Déboute les parties de toutes autres conclusions.
Sur les frais :
Arrête les frais du recours à 225 fr., les met à la charge de A______, et dit qu'ils sont compensés avec l'avance fournie, acquise à l'Etat de Genève.
Dit qu'il n'est pas alloué de dépens de recours.
Siégeant :
Madame Pauline ERARD, présidente; Madame Sylvie DROIN, Madame Nathalie LANDRY-BARTHE, juges; Madame Mélanie DE RESENDE PEREIRA, greffière.
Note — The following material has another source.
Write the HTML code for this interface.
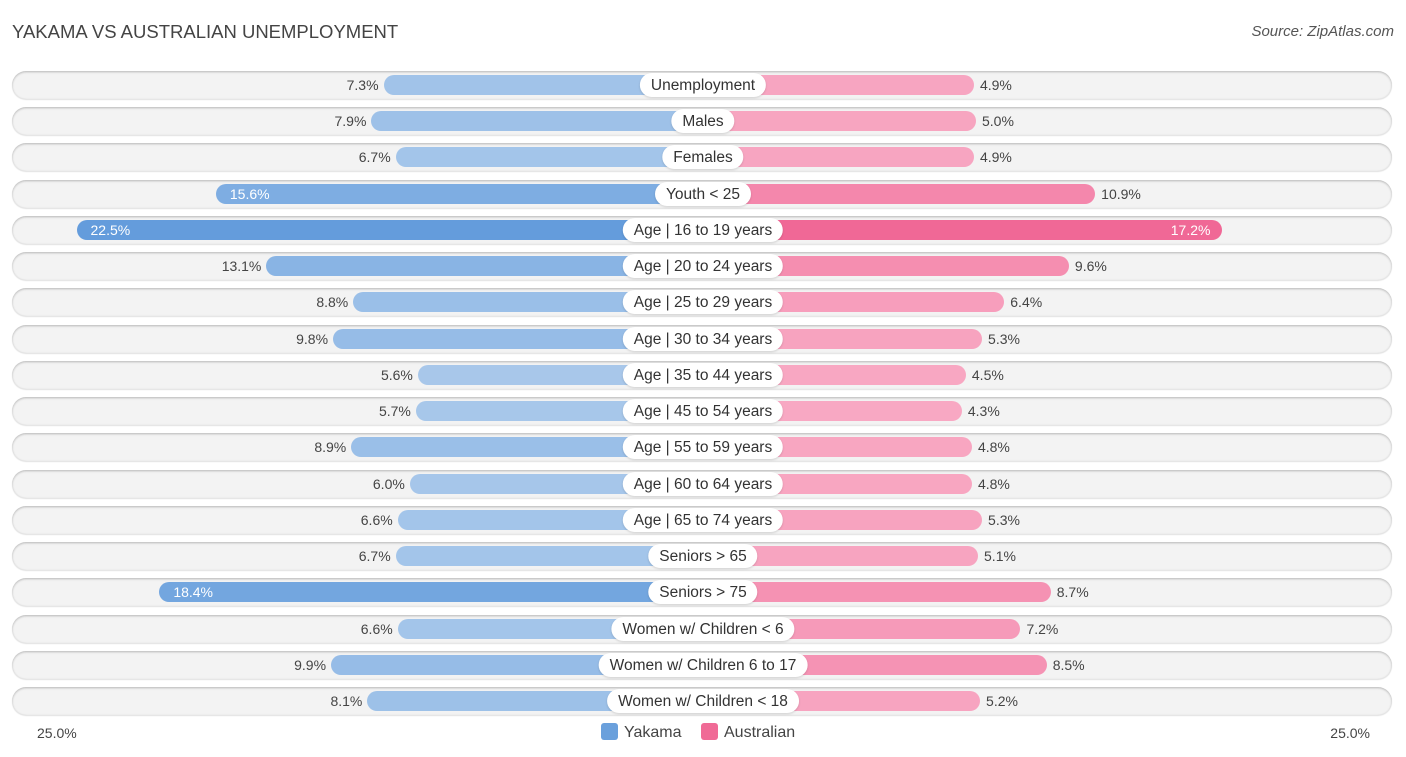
<!DOCTYPE html>
<html><head><meta charset="utf-8"><style>
body{margin:0;background:#fff;font-family:"Liberation Sans",sans-serif;}
#c{position:relative;width:1406px;height:757px;overflow:hidden}
.t{position:absolute;white-space:nowrap}
</style></head><body>
<div id="c">
<div class="t" style="left:12px;top:21px;font-size:18.5px;color:#444">YAKAMA VS AUSTRALIAN UNEMPLOYMENT</div>
<div class="t" style="right:12px;top:23px;font-size:15px;color:#555;font-style:italic">Source: ZipAtlas.com</div>
<div class="t" style="left:37px;top:725px;font-size:14px;color:#444">25.0%</div>
<div class="t" style="right:36px;top:725px;font-size:14px;color:#444">25.0%</div>
<div class="t" style="left:601px;top:723px;font-size:16px;color:#444"><span style="display:inline-block;width:17px;height:17px;background:#6aa0dc;border-radius:3px;vertical-align:-3px;margin-right:6px"></span>Yakama</div>
<div class="t" style="left:701px;top:723px;font-size:16px;color:#444"><span style="display:inline-block;width:17px;height:17px;background:#f06a96;border-radius:3px;vertical-align:-3px;margin-right:6px"></span>Australian</div>
</div>
<script>
const categories=["Unemployment","Males","Females","Youth < 25","Age | 16 to 19 years","Age | 20 to 24 years","Age | 25 to 29 years","Age | 30 to 34 years","Age | 35 to 44 years","Age | 45 to 54 years","Age | 55 to 59 years","Age | 60 to 64 years","Age | 65 to 74 years","Seniors > 65","Seniors > 75","Women w/ Children < 6","Women w/ Children 6 to 17","Women w/ Children < 18"];
const yakama=[7.3,7.9,6.7,15.6,22.5,13.1,8.8,9.8,5.6,5.7,8.9,6.0,6.6,6.7,18.4,6.6,9.9,8.1];
const australian=[4.9,5.0,4.9,10.9,17.2,9.6,6.4,5.3,4.5,4.3,4.8,4.8,5.3,5.1,8.7,7.2,8.5,5.2];
const C=703,OFF=172,K=20.2,Y0=85,DY=36.24;
function len(v){return OFF+K*v;}
function rowY(i){return Y0+i*DY;}
function mix(a,b,t){return 'rgb('+a.map((x,i)=>Math.round(x+(b[i]-x)*t)).join(',')+')';}
const c=document.getElementById('c');
function add(html){const d=document.createElement('div');d.innerHTML=html;const e=d.firstChild;c.appendChild(e);return e;}
categories.forEach((cat,i)=>{
 const y=rowY(i);
 const bg=add(`<div style="position:absolute;left:12px;width:1380px;top:${y-14}px;height:28px;border-radius:14px;background:#f3f3f3;box-shadow:0 1px 2px rgba(0,0,0,0.25) inset, 0 1px 1px rgba(0,0,0,0.12)"></div>`);
 
 
 const yv=yakama[i],av=australian[i];
 const t1=Math.min(1,Math.max(0,(yv-5)/17));
 const lb=add(`<div style="position:absolute;left:${C-len(yv)}px;width:${len(yv)}px;top:${y-10}px;height:20px;border-radius:10px;background:${mix([170,201,235],[100,156,220],t1)}"></div>`);
 
 
 const t2=Math.min(1,Math.max(0,(av-4)/13));
 const rb=add(`<div style="position:absolute;left:${C}px;width:${len(av)}px;top:${y-10}px;height:20px;border-radius:10px;background:${mix([248,170,196],[240,104,150],t2)}"></div>`);
 
 
 const lab=add(`<div class="t" style="left:${C}px;top:${y-12}px;transform:translateX(-50%);height:24px;line-height:25px;padding:0 11px;border-radius:12px;background:#fff;font-size:15.5px;color:#333;box-shadow:0 1px 2px rgba(0,0,0,0.15)">${cat.replace(/</g,'&lt;').replace(/>/g,'&gt;')}</div>`);
 
 
 let v1;
 if(yv>=15) v1=add(`<div class="t" style="left:${C-len(yv)+14}px;top:${y-8}px;font-size:14px;color:#fff">${yv.toFixed(1)}%</div>`);
 else v1=add(`<div class="t" style="right:${1406-(C-len(yv))+5}px;top:${y-8}px;font-size:14px;color:#444">${yv.toFixed(1)}%</div>`);
 
 
 let v2;
 if(av>=15) v2=add(`<div class="t" style="right:${1406-(C+len(av))+12}px;top:${y-8}px;font-size:14px;color:#fff">${av.toFixed(1)}%</div>`);
 else v2=add(`<div class="t" style="left:${C+len(av)+6}px;top:${y-8}px;font-size:14px;color:#444">${av.toFixed(1)}%</div>`);
 
 
});
</script>
</body></html>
La présidente : Pauline ERARD |
| La greffière : Mélanie DE RESENDE PEREIRA |
Indication des voies de recours :
Conformément aux art. 113 ss de la loi fédérale sur le Tribunal fédéral du 17 juin 2005 (LTF; RS 173.110), le présent arrêt peut être porté dans les trente jours qui suivent sa notification avec expédition complète (art 100 al. 1 LTF) par-devant le Tribunal fédéral par la voie du recours constitutionnel subsidiaire.
Le recours doit être adressé au Tribunal fédéral, 1000 Lausanne 14.
Valeur litigieuse des conclusions pécuniaires au sens de la LTF inférieure à 30'000 fr.